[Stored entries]
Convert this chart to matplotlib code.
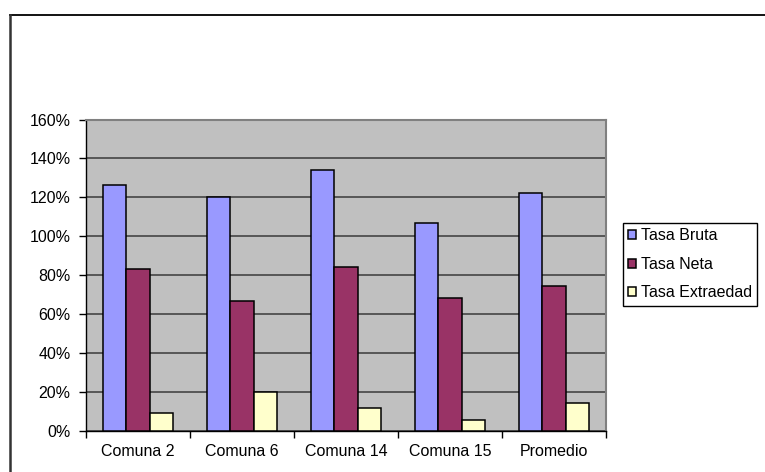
import numpy as np
import matplotlib.pyplot as plt
from matplotlib.lines import Line2D
from matplotlib.ticker import FuncFormatter

plt.rcParams['font.family'] = ['Liberation Sans', 'DejaVu Sans']

comunas = ['Comuna 2', 'Comuna 6', 'Comuna 14', 'Comuna 15', 'Promedio']
tasa_bruta = [126.5, 120, 134, 107, 122]
tasa_neta = [83.3, 67, 84, 68.5, 74.5]
tasa_extraedad = [9.5, 20, 12, 5.5, 14.5]

series = [('Tasa Bruta', tasa_bruta, '#9999FF'),
          ('Tasa Neta', tasa_neta, '#993366'),
          ('Tasa Extraedad', tasa_extraedad, '#FFFFCC')]

fig = plt.figure(figsize=(7.65, 4.72), dpi=100)
ax = fig.add_axes([86/765, 41/472, 520/765, 311.5/472])
ax.set_facecolor('#C0C0C0')

x = np.arange(len(comunas))
w = 0.225
for i, (name, vals, col) in enumerate(series):
    ax.bar(x + (i-1)*w, vals, w, color=col, edgecolor='black', linewidth=1.1,
           label=name, zorder=3)

ax.set_xlim(-0.5, len(comunas)-0.5)
ax.set_ylim(0, 160)
ax.set_yticks(np.arange(0, 161, 20))
ax.yaxis.set_major_formatter(FuncFormatter(lambda v, p: '%d%%' % v))
ax.grid(axis='y', color='#3a3a3a', linewidth=1.1, zorder=1)

ax.set_xticks(x)
ax.set_xticklabels(comunas)
ax.set_xticks(np.arange(-0.5, len(comunas)), minor=True)
ax.tick_params(axis='x', which='major', length=0, pad=9, labelsize=11.5)
ax.tick_params(axis='x', which='minor', length=5, width=1, direction='out')
ax.tick_params(axis='y', length=5, width=1, direction='out', pad=6, labelsize=11.5)

for s in ['top', 'right']:
    ax.spines[s].set_color('#808080')
    ax.spines[s].set_linewidth(1.5)
for s in ['left', 'bottom']:
    ax.spines[s].set_color('black')
    ax.spines[s].set_linewidth(1)

leg = fig.legend(loc='upper left', bbox_to_anchor=(623/765, 1-223/472),
                 fontsize=11.5, fancybox=False, framealpha=1, edgecolor='black',
                 handlelength=0.5, handleheight=0.5, handletextpad=0.3,
                 labelspacing=0.85, borderpad=0.33, borderaxespad=0)
leg.get_frame().set_linewidth(1)

fig.add_artist(Line2D([9.5/765, 1], [1-14.5/472, 1-14.5/472], color='black', linewidth=1.3))
fig.add_artist(Line2D([9.5/765, 9.5/765], [0, 1-14.5/472], color='#333333', linewidth=1.8))

fig.savefig('out.png', dpi=100)
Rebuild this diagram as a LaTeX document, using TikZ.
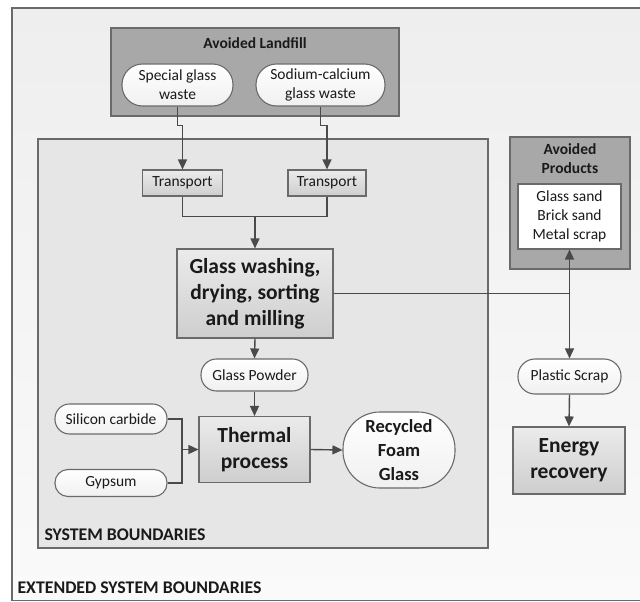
\documentclass[tikz,border=0pt]{standalone}
\usepackage{fontspec}
\setmainfont{Carlito}
\usetikzlibrary{arrows.meta}
\definecolor{edge}{HTML}{6A6A6A}
\definecolor{wire}{HTML}{4A4A4A}
\definecolor{ink}{HTML}{1A1A1A}
\definecolor{outerbg}{HTML}{EEEEEE}
\definecolor{outerbgb}{HTML}{FAFAFA}
\definecolor{sysbg}{HTML}{E6E6E6}
\definecolor{darkbg}{HTML}{A8A8A8}
\definecolor{proctop}{HTML}{EBEBEB}
\definecolor{procbot}{HTML}{CECECE}
\definecolor{ovalbot}{HTML}{F0F0F0}
\newcommand{\smallfs}{\fontsize{15.5}{19}\selectfont}
\newcommand{\bigfs}{\fontsize{21.5}{26}\selectfont\bfseries}
\newcommand{\midfs}{\fontsize{18.5}{24}\selectfont\bfseries}
\newcommand{\labfs}{\fontsize{17.8}{21}\selectfont\bfseries}
\begin{document}
\begin{tikzpicture}[x=1pt,y=-1pt,
  box/.style={draw=edge, line width=1.1pt, rectangle, inner sep=0pt,
    align=center, text=ink},
  proc/.style={box, top color=proctop, bottom color=procbot},
  oval/.style={box, top color=white, bottom color=ovalbot},
  frame/.style={draw=edge, line width=1.2pt},
  wireline/.style={draw=wire, line width=1.4pt},
  flow/.style={wireline, -{Triangle[length=10pt,width=9pt]}}]
\useasboundingbox (0,0) rectangle (640,602);

% extended system boundary (runs off the right side)
\path[frame, top color=outerbg, bottom color=outerbgb] (12,8) rectangle (660,600.5);

% avoided landfill group
\path[frame, fill=darkbg] (111,28) rectangle (399,116);
\node[text=ink, font=\smallfs\bfseries] (lftitle) at (255,43) {Avoided Landfill};
\node[oval, rounded corners=20.5pt, minimum width=111pt, minimum height=42pt, font=\smallfs]
  (sg) at (177.5,85) {Special glass\\waste};
\node[oval, rounded corners=20.5pt, minimum width=129pt, minimum height=42pt, font=\smallfs]
  (sc) at (320.5,85) {Sodium-calcium\\glass waste};

% system boundary
\path[frame, fill=sysbg] (38,139) rectangle (488,548);
\node[anchor=west, text=ink, font=\labfs] (sysl) at (41,535) {SYSTEM BOUNDARIES};
\node[anchor=west, text=ink, font=\labfs] (extl) at (14,588) {EXTENDED SYSTEM BOUNDARIES};

% avoided products group
\path[frame, fill=darkbg] (510,137) rectangle (630,269);
\node[text=ink, font=\smallfs\bfseries, align=center] (aptitle) at (570,158.5) {Avoided\\Products};
\node[box, fill=white, minimum width=103pt, minimum height=65pt, font=\smallfs]
  (apin) at (569.5,216.5) {Glass sand\\Brick sand\\Metal scrap};

% process nodes
\node[proc, minimum width=80pt, minimum height=26pt, font=\smallfs] (t1) at (182.5,183) {Transport};
\node[proc, minimum width=78pt, minimum height=26pt, font=\smallfs] (t2) at (327,183) {Transport};
\node[proc, minimum width=156pt, minimum height=89pt, font=\bigfs]
  (gw) at (255,293.5) {Glass washing,\\drying, sorting\\and milling};
\node[oval, rounded corners=15.5pt, minimum width=107pt, minimum height=32pt, font=\smallfs]
  (gp) at (254.5,375) {Glass Powder};
\node[proc, minimum width=111pt, minimum height=66pt, font=\bigfs]
  (th) at (254.5,449.5) {Thermal\\process};
\node[oval, rounded corners=14.5pt, minimum width=112pt, minimum height=30pt, font=\smallfs]
  (sic) at (111,419) {Silicon carbide};
\node[oval, rounded corners=13pt, minimum width=112pt, minimum height=27pt, font=\smallfs]
  (gy) at (111,483) {Gypsum};
\node[oval, rounded corners=37pt, minimum width=112pt, minimum height=76pt, font=\midfs]
  (rfg) at (399,450) {Recycled\\Foam\\Glass};
\node[oval, rounded corners=17pt, minimum width=103pt, minimum height=35pt, font=\smallfs]
  (ps) at (569.5,376.5) {Plastic Scrap};
\node[proc, minimum width=112pt, minimum height=67pt, font=\bigfs]
  (er) at (569,460.5) {Energy\\recovery};

% connectors
\draw[flow] (sg.south) -- ++(0,19) -| (t1.north);
\draw[flow] (sc.south) -- ++(0,19) -| (t2.north);
\draw[wireline] (t1.south) -- ++(0,20) coordinate (tj) -| (t2.south);
\draw[flow] (tj -| gw.north) -- (gw.north);
\draw[flow] (gw.south) -- (gp.north);
\draw[flow] (gp.south) -- (th.north);
\coordinate (addj) at (182,449.5);
\draw[wireline] (sic.east) -| (addj);
\draw[wireline] (gy.east) -| (addj);
\draw[flow] (addj) -- (th.west);
\draw[flow] (th.east) -- (rfg.west);
\coordinate (br) at (gw.east -| ps.north);
\draw[wireline] (gw.east) -- (br);
\draw[flow] (br) -- (apin.south);
\draw[flow] (br) -- (ps.north);
\draw[flow] (ps.south) -- (er.north);
\end{tikzpicture}
\end{document}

- [What you need to do] Your task is to restate word for word the lines from the top of the data to the line containing "tasa_extraedad = [9.5, 20, 12, 5.5, 14.5]", both ends included, with every picture left out.

- [Finished exercise]
Convert this chart to matplotlib code.
import numpy as np
import matplotlib.pyplot as plt
from matplotlib.lines import Line2D
from matplotlib.ticker import FuncFormatter

plt.rcParams['font.family'] = ['Liberation Sans', 'DejaVu Sans']

comunas = ['Comuna 2', 'Comuna 6', 'Comuna 14', 'Comuna 15', 'Promedio']
tasa_bruta = [126.5, 120, 134, 107, 122]
tasa_neta = [83.3, 67, 84, 68.5, 74.5]
tasa_extraedad = [9.5, 20, 12, 5.5, 14.5]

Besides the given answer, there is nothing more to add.